Audubon South Carolina’s Coastal Stewardship Program works to protect vulnerable coastal bird species as they battle against natural and anthropogenic challenges to survival. Staff and volunteers work along the 2,876 miles of South Carolina’s tidal coastline to protect Federal and State-Threatened species like Red Knot, Piping Plover, Wilson’s Plover, and Least Tern. From lifelong and novice birders to teachers and even some students, these Audubon Shorebird Steward volunteers have been trained and deployed to twelve sites this year with one goal: prevent human disturbance to coastal birds through education. Read along to see how these volunteers and the birds they protect have fared between March and June this year.

Executive Summary:

  • We have had more stewards engaged this year (149) but fewer hours reported compared to this time last year. This may be a result of a rainy Memorial Day weekend when we usually get more hours than we did and because two sites ended the season early after the nesting birds abandoned the site.
  • Specific disturbance data reported by Shorebird Stewards reveals that dogs are the largest cause of disturbance with 210 reports. Other types of disturbances included people walking through nesting areas (25), low flying aircraft (13, not including drones) and boats (14).
  • Most of these disturbances were reported as successfully prevented by Stewards, except the low flying aircraft.
  • Overwash has been reported and observed to have negatively impacted shorebirds nesting at Lighthouse Inlet, Bull Point on Pritchard's Island and Edisto Beach State Park, with Least Terns also being affected at Huntington Beach State Park, Kiawah Island, Morris Island, Bull Point, Isle of Palms and Hunting Island State Park.

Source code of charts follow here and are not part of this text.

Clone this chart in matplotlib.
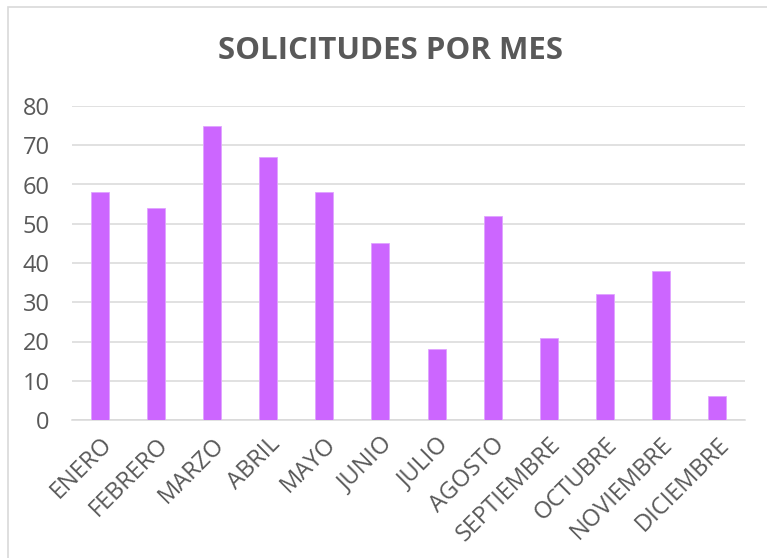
import matplotlib.pyplot as plt
from matplotlib.patches import Rectangle

meses = ["ENERO", "FEBRERO", "MARZO", "ABRIL", "MAYO", "JUNIO", "JULIO",
         "AGOSTO", "SEPTIEMBRE", "OCTUBRE", "NOVIEMBRE", "DICIEMBRE"]
solicitudes = [58, 54, 75, 67, 58, 45, 18, 52, 21, 32, 38, 6]
y_ticks = [0, 10, 20, 30, 40, 50, 60, 70, 80]

plt.rcParams['font.family'] = ['Open Sans', 'DejaVu Sans']
gris = '#595959'

fig = plt.figure(figsize=(7.67, 5.58), dpi=100)
ax = fig.add_axes([72 / 767, 1 - 420 / 558, (745 - 72) / 767, (420 - 106) / 558])

# marco exterior del grafico
fig.patches.append(Rectangle((8 / 767, -0.1), 1.2, 1.1 - 7 / 558,
                             transform=fig.transFigure, fill=False,
                             edgecolor='#D9D9D9', linewidth=1.2))

x = range(len(meses))
ax.bar(x, solicitudes, width=0.32, color='#CC66FF', edgecolor='#E0A3FF',
       linewidth=0.6, zorder=3)

ax.set_xlim(-0.5, len(meses) - 0.5)
ax.set_ylim(0, 80)
ax.set_yticks(y_ticks)
ax.set_xticks(list(x))
ax.set_xticklabels(meses, rotation=45, ha='right', va='top',
                   rotation_mode='anchor')
ax.yaxis.grid(True, color='#D9D9D9', linewidth=1.1, zorder=0)
ax.tick_params(axis='both', length=0, labelsize=17, colors=gris)
ax.tick_params(axis='y', pad=16)
ax.tick_params(axis='x', pad=9)
for s in ['top', 'right', 'left']:
    ax.spines[s].set_visible(False)
ax.spines['bottom'].set_color('#D9D9D9')
ax.spines['bottom'].set_linewidth(1.1)
for lbl in ax.get_xticklabels():
    lbl.set_x(lbl.get_position()[0])

fig.text(391 / 767, 1 - 51 / 558, "SOLICITUDES POR MES", ha='center',
         va='center', fontsize=22.5, fontweight='bold', color=gris)

fig.savefig('out.png', dpi=100)
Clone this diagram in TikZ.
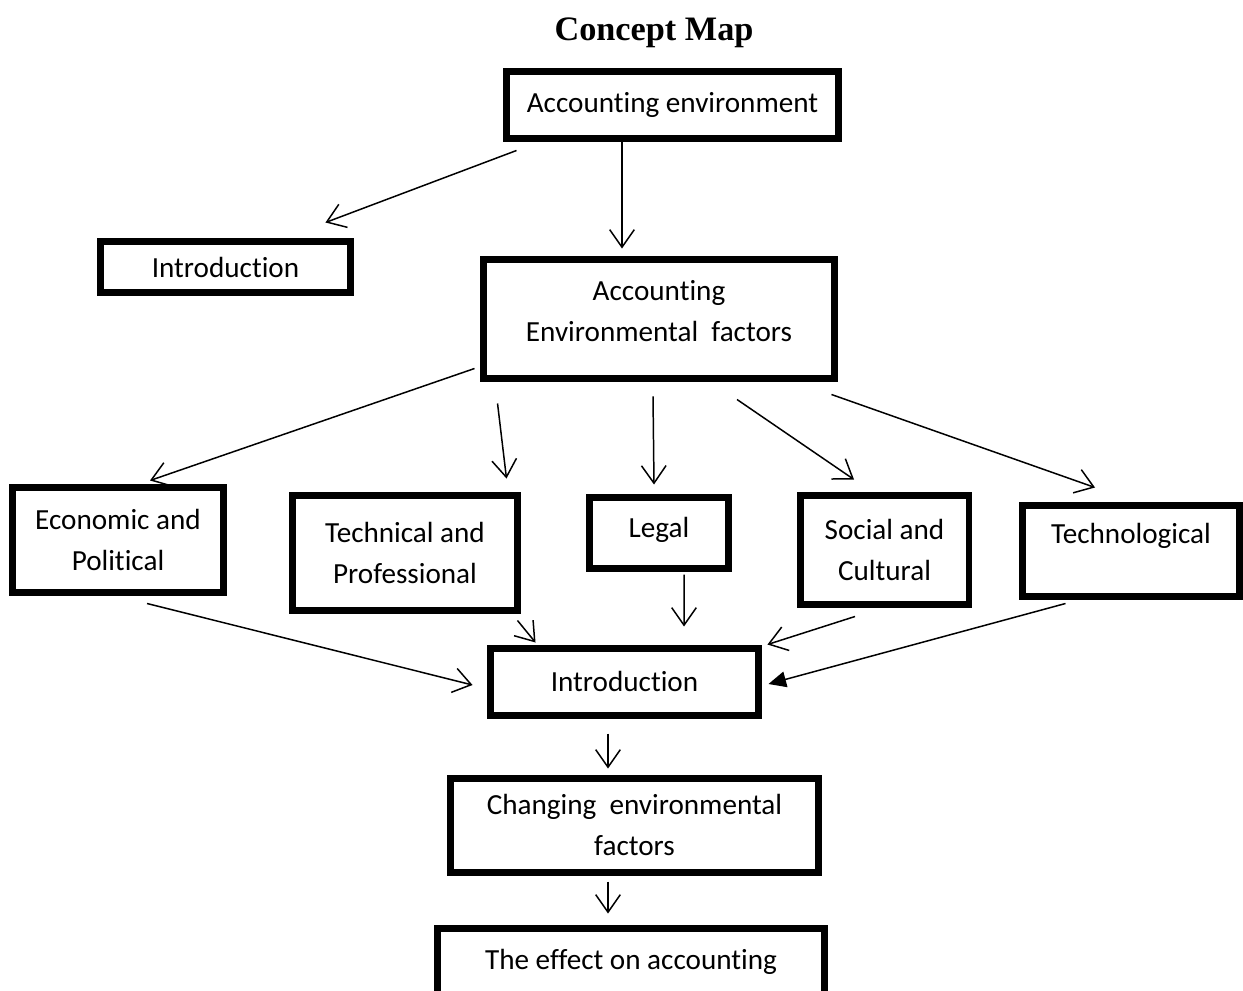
\documentclass[tikz,border=0pt]{standalone}
\usepackage{fontspec}
\setmainfont{Carlito}[Ligatures={NoCommon,NoContextual}, Contextuals=NoAlternate]
\newfontfamily\titlefont{Liberation Serif}
\usetikzlibrary{arrows.meta}

\begin{document}
\begin{tikzpicture}[x=0.02cm, y=-0.02cm,
    box/.style={draw, line width=0.14cm, align=center, inner sep=0pt,
      font=\fontsize{16.6}{23.3}\selectfont},
    arr/.style={-{Straight Barb[length=10pt,width=14pt]}, line width=0.85pt}]
    \useasboundingbox (0,0) rectangle (1243,990);

    % Title
    \node (title) at (654,33) {\titlefont\bfseries\fontsize{19.5}{22}\selectfont Concept Map};

    % Top boxes
    \node[box, minimum width=6.66cm, minimum height=1.36cm] (env) at (672.5,105) {Accounting environment};
    \node[box, minimum width=5.02cm, minimum height=1.04cm] (introL) at (225.5,267) {Introduction};
    \node[box, minimum width=7.04cm, minimum height=2.4cm, text depth=0.34cm] (aef) at (659,319) {Accounting\\Environmental\ \ factors};

    % Factors
    \node[box, minimum width=4.24cm, minimum height=2.12cm] (econ) at (118,540) {Economic and\\Political};
    \node[box, minimum width=4.52cm, minimum height=2.32cm] (tech) at (405,553) {Technical and\\Professional};
    \node[box, minimum width=2.8cm, minimum height=1.42cm, text depth=0.2cm] (legal) at (659,532.5) {Legal};
    \node[box, minimum width=3.38cm, minimum height=2.2cm] (social) at (884.5,550) {Social and\\Cultural};
    \node[box, minimum width=4.36cm, minimum height=1.84cm, text depth=0.7cm] (techno) at (1131,551) {Technological};

    % Bottom boxes
    \node[box, minimum width=5.38cm, minimum height=1.34cm] (introC) at (624.5,681.5) {Introduction};
    \node[box, minimum width=7.38cm, minimum height=1.88cm] (change) at (634.5,825) {Changing\ \ environmental\\factors};
    \node[box, minimum width=7.76cm, minimum height=1.36cm] (effect) at (631,962) {The effect on accounting};

    % Arrows from the top
    \draw[arr] ([shift={(14,8)}]env.south west) -- ([shift={(-29,-15)}]introL.north east);
    \draw[arr] ([shift={(-50.5,-2)}]env.south) -- ([shift={(-37,-7)}]aef.north);

    % Arrows to the factors
    \draw[arr] ([shift={(-5,-14)}]aef.south west) -- ([shift={(32,-3)}]econ.north);
    \draw[arr] ([shift={(18,21)}]aef.south west) -- ([shift={(-15,-13)}]tech.north east);
    \draw[arr] ([shift={(-6,14)}]aef.south) -- ([shift={(-5,-9)}]legal.north);
    \draw[arr] ([shift={(78,17)}]aef.south) -- ([shift={(-30.5,-12)}]social.north);
    \draw[arr] ([shift={(-7,12)}]aef.south east) -- ([shift={(-36,-14)}]techno.north);

    % Arrows to the second introduction
    \draw[arr] ([shift={(29,7)}]econ.south) -- ([shift={(-14,3.5)}]introC.west);
    \draw[arr] ([shift={(-4,6)}]tech.south east) -- ([shift={(49,-2)}]introC.north west);
    \draw[arr] ([shift={(25,3)}]legal.south) -- ([shift={(59.5,-18)}]introC.north);
    \draw[arr] ([shift={(-29.5,8)}]social.south) -- ([shift={(5,0)}]introC.north east);
    \draw[-{Triangle[length=10pt,width=9pt]}, line width=0.85pt] ([shift={(47,3)}]techno.south west) -- ([shift={(6,2.5)}]introC.east);

    % Down to the end
    \draw[arr] ([shift={(-16.5,15)}]introC.south) -- ([shift={(-26.5,-6)}]change.north);
    \draw[arr] ([shift={(-26.5,6)}]change.south) -- ([shift={(-23,-11)}]effect.north);
\end{tikzpicture}
\end{document}
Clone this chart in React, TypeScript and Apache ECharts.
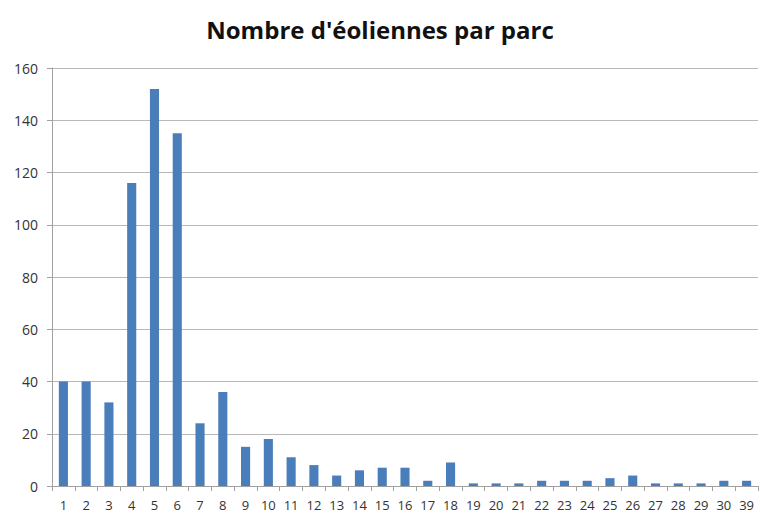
import React, { useEffect, useRef } from "react";
import * as echarts from "echarts";

const categories = ["1","2","3","4","5","6","7","8","9","10","11","12","13","14","15","16","17","18","19","20","21","22","23","24","25","26","27","28","29","30","39"];
const values = [40,40,32,116,152,135,24,36,15,18,11,8,4,6,7,7,2,9,1,1,1,2,2,2,3,4,1,1,1,2,2];
const title = "Nombre d'éoliennes par parc";

export default function App() {
  const ref = useRef<HTMLDivElement>(null);
  useEffect(() => {
    const chart = echarts.init(ref.current!, null, { renderer: "svg" });
    chart.setOption({
      animation: false,
      backgroundColor: "#ffffff",
      title: {
        text: title,
        left: "center",
        top: 12,
        textStyle: { fontFamily: "Open Sans", fontWeight: "bold", fontSize: 24, color: "#111" },
      },
      grid: { left: 52, right: 2, top: 68, bottom: 30, containLabel: false },
      xAxis: {
        type: "category",
        data: categories,
        axisLine: { show: true, lineStyle: { color: "#a0a0a0" } },
        axisTick: { show: true, alignWithLabel: false, length: 5, lineStyle: { color: "#a0a0a0" } },
        axisLabel: { color: "#333", fontFamily: "Open Sans", fontSize: 13, margin: 12, interval: 0 },
      },
      yAxis: {
        type: "value",
        min: 0,
        max: 160,
        interval: 20,
        axisLine: { show: true, lineStyle: { color: "#a0a0a0" } },
        axisTick: { show: true, length: 5, lineStyle: { color: "#a0a0a0" } },
        axisLabel: { color: "#333", fontFamily: "Open Sans", fontSize: 14, margin: 14 },
        splitLine: { show: true, lineStyle: { color: "#b8b8b8", width: 1 } },
      },
      series: [
        {
          type: "bar",
          data: values,
          barWidth: "40%",
          itemStyle: { color: "#4a7ebb" },
        },
      ],
    });
    return () => chart.dispose();
  }, []);
  return <div ref={ref} style={{ width: 760, height: 516, position: "absolute", left: 0, top: 0 }} />;
}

Training sessions begin annually in late February and continue through the end of March and a virtual recording of our training is available for prospective volunteers that come to us in the middle of the busy breeding season. This year, volunteers began working at twelve beach sites but due to high tides paired with heavy winds early in the season, some of these were overwashed within two months of the beginning of the season.  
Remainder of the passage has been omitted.